Web TV www.labourseetlavie.com : Le mot de la fin. Il y a toujours ce point d’interrogation. Alors peut-être là, ce n’est plus 1998, c’est 1994 avec ce krach obligataire qui avait effectivement fait beaucoup de mal aux investisseurs. Se dire finalement là, est-ce qu’on ne va pas arriver à ce type de scénario à force d’avoir « tergiversé » sur cette politique monétaire et que les investisseurs, quand on a vu les flux du mois d’août, on se dit… Donc, est-ce qu’on peut avoir ce scénario noir, se préparer à ce scénario-là ou pas ?

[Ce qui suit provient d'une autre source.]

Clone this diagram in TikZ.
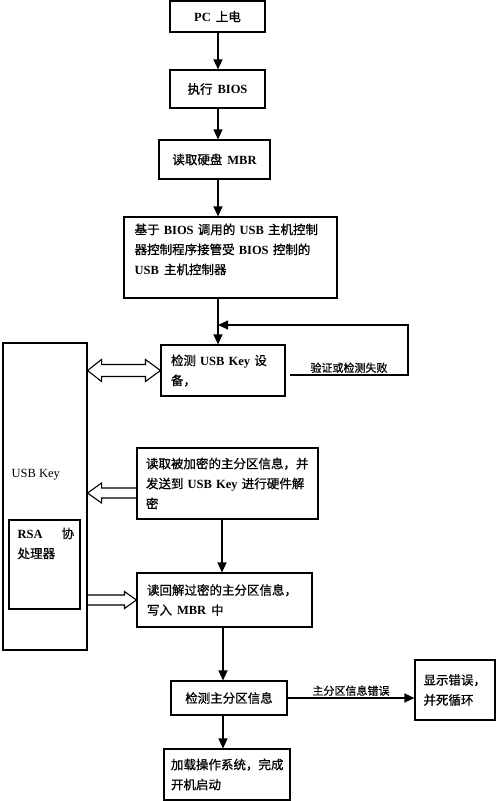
\documentclass[tikz,border=0pt]{standalone}
\usepackage{fontspec}
\setmainfont{Noto Sans CJK SC}[FakeBold=0.8]
\newfontfamily\latfont{Liberation Serif}
\newcommand\LatW[1]{{\latfont\bfseries #1}}
\newcommand\LatR[1]{{\latfont #1}}
\newcommand\gp{\hspace{5pt}}
\usetikzlibrary{arrows.meta,calc}
\tikzset{
  box/.style={draw,line width=1.1pt,inner sep=0pt,align=center,font=\fontsize{12.5}{20}\selectfont},
  txt/.style={inner sep=0pt,align=left,font=\fontsize{12.5}{20}\selectfont},
  lbl/.style={inner sep=2pt,font=\fontsize{11}{13}\selectfont},
  arr/.style={line width=1.1pt,-{Triangle[length=10pt,width=9pt]}},
  hol/.style={line width=1.1pt,line join=miter}
}
\begin{document}
\begin{tikzpicture}[x=1pt,y=-1pt]
\useasboundingbox (0,0) rectangle (500,801);
\coordinate (colA) at (218,0);
\coordinate (colB) at (222,0);
\coordinate (colC) at (223,0);
% main boxes
\node[box,minimum width=95pt,minimum height=31pt] (b1) at (217.5,16.5) {\LatW{PC}\gp 上电};
\node[box,minimum width=95pt,minimum height=38pt] (b2) at (217.5,89) {执行\gp\LatW{BIOS}};
\node[box,minimum width=111pt,minimum height=39pt] (b3) at (214.5,159.5) {读取硬盘\gp\LatW{MBR}};
\node[box,minimum width=213pt,minimum height=81pt] (b4) at (230.5,257.5) {};
\node[txt,anchor=north west,text width=193pt] (t4) at ($(b4.north west)+(11,7)$)
  {\makebox[193pt][s]{基于 \LatW{BIOS} 调用的 \LatW{USB} 主机控制}\\
   \makebox[193pt][s]{器控制程序接管受 \LatW{BIOS} 控制的}\\
   \LatW{USB}\gp 主机控制器};
\node[box,align=left,text width=104pt,minimum width=124pt,minimum height=51pt] (b5) at (223,370.5)
  {\makebox[104pt][s]{检测 \LatW{USB} \LatW{Key} 设}\\备，};
\node[box,align=left,text width=163pt,minimum width=181pt,minimum height=71pt] (b6) at (227.5,483.5)
  {读取被加密的主分区信息，并\\
   \makebox[163pt][s]{发送到 \LatW{USB} \LatW{Key} 进行硬件解}\\密};
\node[box,align=left,text width=155pt,minimum width=175pt,minimum height=54pt] (b7) at (224.5,600)
  {读回解过密的主分区信息，\\写入\gp\LatW{MBR}\gp 中};
\node[box,minimum width=116pt,minimum height=34pt] (b8) at (229,698) {检测主分区信息};
\node[box,align=left,text width=63pt,minimum width=80pt,minimum height=60pt] (b9) at (455,690)
  {显示错误，\\并死循环};
\node[box,align=left,text width=112pt,minimum width=126pt,minimum height=51pt] (b10) at (227,774.5)
  {加载操作系统，完成\\开机启动};
% USB Key side
\node[box,minimum width=84pt,minimum height=307pt] (usbkey) at (45,496.5) {};
\node[txt,anchor=west] (ukl) at ($(usbkey.north west)+(9,132)$) {\LatR{USB Key}};
\node[box,minimum width=71pt,minimum height=89pt] (rsa) at (44.5,564.5) {};
\node[txt,anchor=north west] (rsat) at ($(rsa.north west)+(9,8)$) {\LatW{RSA}\hspace{19pt}协\\处理器};
% down arrows
\draw[arr] (b1.south -| colA) -- (b2.north -| colA);
\draw[arr] (b2.south -| colA) -- (b3.north -| colA);
\draw[arr] (b3.south -| colA) -- (b4.north -| colA);
\draw[arr] (b4.south -| colA) -- (b5.north -| colA);
\draw[arr] (b6.south -| colB) -- (b7.north -| colB);
\draw[arr] (b7.south -| colC) -- (b8.north -| colC);
\draw[arr] (b8.south -| colC) -- (b10.north -| colC);
% feedback loop
\coordinate (fb0) at (290,375);
\coordinate (fb1) at (408,325);
\draw[arr] (fb0) -| (fb1) -- (fb1 -| colA);
\node[lbl,anchor=south] (fbl) at ($(fb0)!0.5!(fb0 -| fb1)$) {验证或检测失败};
% error branch
\draw[arr] (b8.east) -- (b9.west |- b8.east);
\node[lbl,anchor=south] (errl) at ($(b8.east)!0.5!(b9.west |- b8.east)$) {主分区信息错误};
% hollow double arrow
\coordinate (dL) at (usbkey.east |- b5.west);
\coordinate (dR) at (b5.west);
\draw[hol] (dL) -- ($(dL)+(14,-11)$) -- ($(dL)+(14,-6)$) -- ($(dR)+(-15,-6)$) -- ($(dR)+(-15,-11)$)
  -- (dR) -- ($(dR)+(-15,11)$) -- ($(dR)+(-15,6)$) -- ($(dL)+(14,6)$) -- ($(dL)+(14,11)$) -- cycle;
% hollow arrow to USB Key
\coordinate (eR) at ($(b6.west)+(0,9.5)$);
\coordinate (eL) at (usbkey.east |- eR);
\draw[hol] ($(eR)+(0,-5)$) -- ($(eL)+(14,-5)$) -- ($(eL)+(14,-10)$) -- (eL)
  -- ($(eL)+(14,10)$) -- ($(eL)+(14,5)$) -- ($(eR)+(0,5)$);
% hollow arrow from USB Key
\coordinate (fL) at (usbkey.east |- b7.west);
\coordinate (fR) at (b7.west);
\draw[hol] ($(fL)+(0,-5)$) -- ($(fR)+(-12,-5)$) -- ($(fR)+(-12,-8.5)$) -- (fR)
  -- ($(fR)+(-12,8.5)$) -- ($(fR)+(-12,5)$) -- ($(fL)+(0,5)$);
\end{tikzpicture}
\end{document}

David Kalfon – Président Amaïka AM : Alors, je crois que c’est assez extrême parce que finalement, on a une FED qui a déjà annoncé qu’elle serait beaucoup plus lente dans son cycle de remontée des taux. Ils ont tout de suite écarté le fameux 25 points de base à chaque réunion. Ils ont tout de suite dit « Ça non, on ne le fera pas ». Donc, je crois que ce qui est important pour eux, c’est d’enclencher le mouvement, de même qu’on disait que la FED ne serait pas capable de terminer son quantitative easing. On s’en souvient, c’était il n’y a pas si longtemps. Finalement, ils en sont sortis. Là, maintenant, on dit « Ils ne seront pas capables de sortir de la politique de taux zéro ». Je ne le crois pas. Donc, je crois qu’on va avoir une hausse des taux, décembre, peut-être un peu plus tard. Mais en tous les cas, nous allons la voir et le rythme, parce que c’est ça qui compte le plus, ce n’est pas tant la première date, c’est le rythme auquel ces taux vont augmenter, je pense que le rythme va être beaucoup plus faible que ce que le marché anticipe. Et c’est ce qui devrait nous rassurer un petit peu.

Web TV www.labourseetlavie.com : Bien. On suivra ça. Merci d’avoir fait le point avec nous David Kalfon.

David Kalfon – Président Amaïka AM : Merci.